ZELİHA ÖZİPEK
Mersin’de uzun zamandır kamuoyunun gündeminde olan Kaleköy’deki tarım arazileri, Davultepe’deki narenciye bahçeleri, Anamur’daki balık çiftlikleri, limanın Atatürk Parkı’na doğru genişletilmesi ve Akkuyu Nükleer Santrali’nin çevreye verdiği zararlar tartışılırken 5 Haziran Dünya Çevre Günü, Mersin için daha anlamlı hale geldi. Doğanın, madenciler, sanayiciler ve iş adamları için katledildiğini söyleyen Mersin Nükleer Karşıtı Platform Sözcüsü Aycan Özkan, “Felaketin gelişini görüyorlar ve bunun farkındalar ama ne yazık ki kapitalizmin özü itibariyle doğaya saldırmak durumunda kalıyorlar. Yaşam yok ediliyor. Bundan vazgeçin, doğayla barışık bir yaşam oluşturmak zorundayız” diye konuştu.
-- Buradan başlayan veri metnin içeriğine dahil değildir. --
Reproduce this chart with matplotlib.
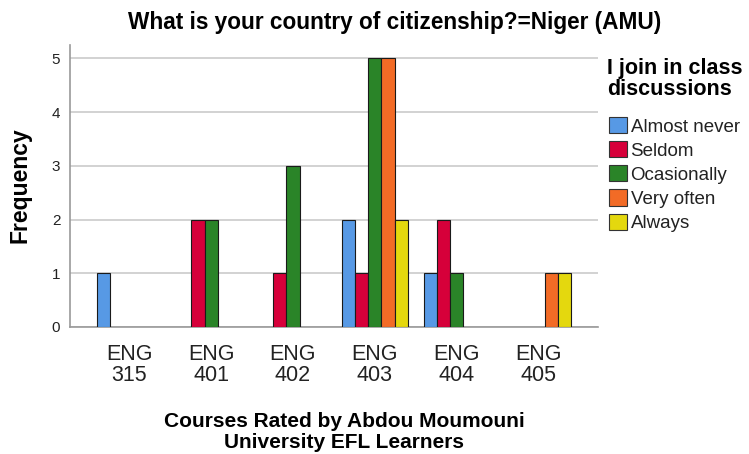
import matplotlib
matplotlib.use("Agg")
import matplotlib.pyplot as plt
import numpy as np
from matplotlib.patches import Patch

plt.rcParams['font.family'] = ['Liberation Sans', 'DejaVu Sans']

categories = ["ENG\n315", "ENG\n401", "ENG\n402", "ENG\n403", "ENG\n404", "ENG\n405"]
series_names = ["Almost never", "Seldom", "Ocasionally", "Very often", "Always"]
almost_never = [1, 0, 0, 2, 1, 0]
seldom = [0, 2, 1, 1, 2, 0]
ocasionally = [0, 2, 3, 5, 1, 0]
very_often = [0, 0, 0, 5, 0, 1]
always = [0, 0, 0, 2, 0, 1]
series_values = [almost_never, seldom, ocasionally, very_often, always]
colors = ["#5799e5", "#d6003a", "#2a8428", "#f26b26", "#e4d80e"]

fig = plt.figure(figsize=(7.49, 4.54), dpi=100)
ax = fig.add_axes([70/749, 1-327/454, 528/749, 282/454])

x = np.arange(len(categories))
w = 0.161
for i, (vals, c) in enumerate(zip(series_values, colors)):
    vals = np.array(vals, dtype=float)
    mask = vals > 0
    ax.bar(x[mask] + (i - 2) * w, vals[mask], width=w, color=c,
           edgecolor="#1a1a1a", linewidth=0.8, zorder=3)

ax.set_xlim(-0.727, 5.73)
ax.set_ylim(0, 5.25)
ax.set_yticks([0, 1, 2, 3, 4, 5])
ax.yaxis.grid(True, color="#cfcfcf", linewidth=1.3, zorder=0)
ax.set_axisbelow(True)
ax.set_xticks(x)
ax.set_xticklabels(categories, fontsize=15.5, color="#222222", linespacing=1.05)
ax.tick_params(axis='x', length=0, pad=12)
ax.tick_params(axis='y', length=0, pad=7, labelsize=11, labelcolor="#222222")
for s in ["top", "right"]:
    ax.spines[s].set_visible(False)
for s in ["left", "bottom"]:
    ax.spines[s].set_color("#999999")
    ax.spines[s].set_linewidth(1.2)

ax.set_ylabel("Frequency", fontsize=16.5, fontweight="bold")
ax.yaxis.set_label_coords(-0.072, 0.502)
fig.text(344/749, 1-432/454, "Courses Rated by Abdou Moumouni\nUniversity EFL Learners",
         ha="center", va="center", fontsize=15, fontweight="bold", linespacing=1.15)
fig.text(395/749, 1-23/454, "What is your country of citizenship?=Niger (AMU)",
         ha="center", va="center", fontsize=16.3, fontweight="bold")

fig.text(607/749, 1-79/454, "I join in class\ndiscussions", ha="left", va="center",
         multialignment="left", fontsize=15.5, fontweight="bold", linespacing=1.0)

handles = [Patch(facecolor=c, edgecolor="#333333", linewidth=0.8, label=n)
           for c, n in zip(colors, series_names)]
leg = fig.legend(handles=handles, loc="upper left", bbox_to_anchor=(609/749, 1-117/454),
                 frameon=False, fontsize=13.5,
                 handlelength=0.95, handleheight=0.95, handletextpad=0.2,
                 labelspacing=0.3, borderaxespad=0, borderpad=0)
for t in leg.get_texts():
    t.set_color("#222222")

fig.savefig("out.png", dpi=100)
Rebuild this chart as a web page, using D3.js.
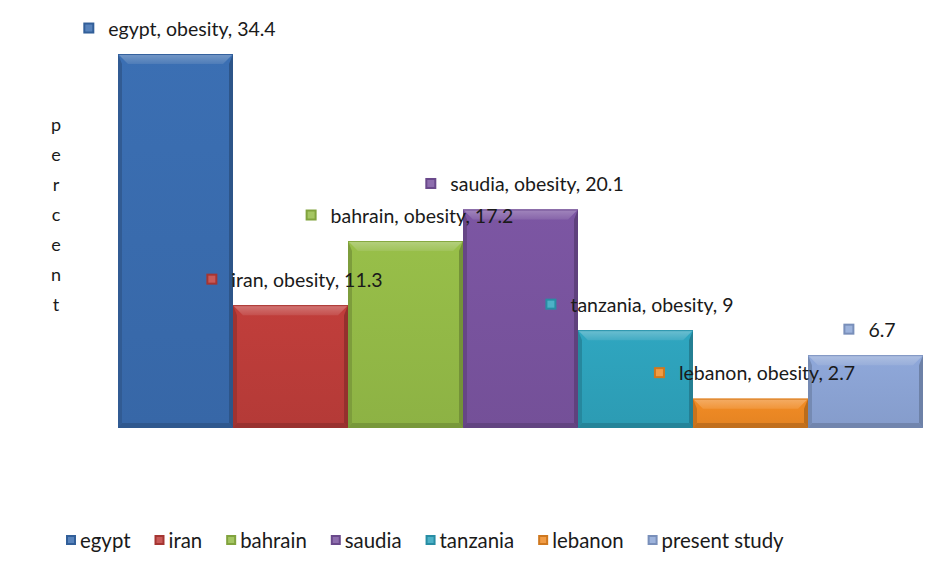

5 Haziran Dünya Çevre Günü’nde gazetemize açıklamalarda bulunan Mersin Nükleer Karşıtı Platform Sözcüsü Aycan Özkan, şirketlere ve yetkililere Mersin’in doğasından ellerini çekmeleri çağrısında bulundu.
Özkan, ““Ülkemiz ve dünyamız gerçekten büyük bir doğa felaketi yaşıyor. Dünya Çevre Günü, ulusların ve dünyanın içinde bulunduğu felakete dikkat çekmek için ilan edilmiş bir gündür. Ama ne yazık ki ilan eden devletler bile buna uygun davranmıyor. Felaketin gelişini görüyorlar, farkındalar ama ne yazik ki kapitalizmin özü itibariyle doğaya saldırmak durumunda kalıyorlar. Örneğin o güzelim Büyükeceli ve çevresindeki doğaya nükleer santral biçiliyor. Nükleer santral açılmadan felaketlere yol açıyor. Yaşam yok ediliyor. Taşucu’ndan Anamur’a kadar olan bütün bölge kıyım altında. Bunun yanı sıra Mersin’in yaylaları ve doğası taş ocakları, maden ve sanayi bölgesi için yok ediliyor. Buradan yetkililere sesleniyorum: Ey yetkililer, verdiğiniz kendi taahhütlerinize uymuyorsunuz. Sizler bu toprakları yaşanmaz hale getiriyorsunuz. Bundan vazgeçin. Doğa olmazsa insan olmaz. Ama insan olmazsa doğa devam eder. Dolayısıyla doğayla barışık bir yaşam oluşturmak zorundayız. Rant yaratmakla kar hırsıyla yaşam alanlarımızdan vazgeçin. Bizim yaşam alanlarımıza göz dikiliyor. Bundan vazgeçin” diye çağrıda bulundu.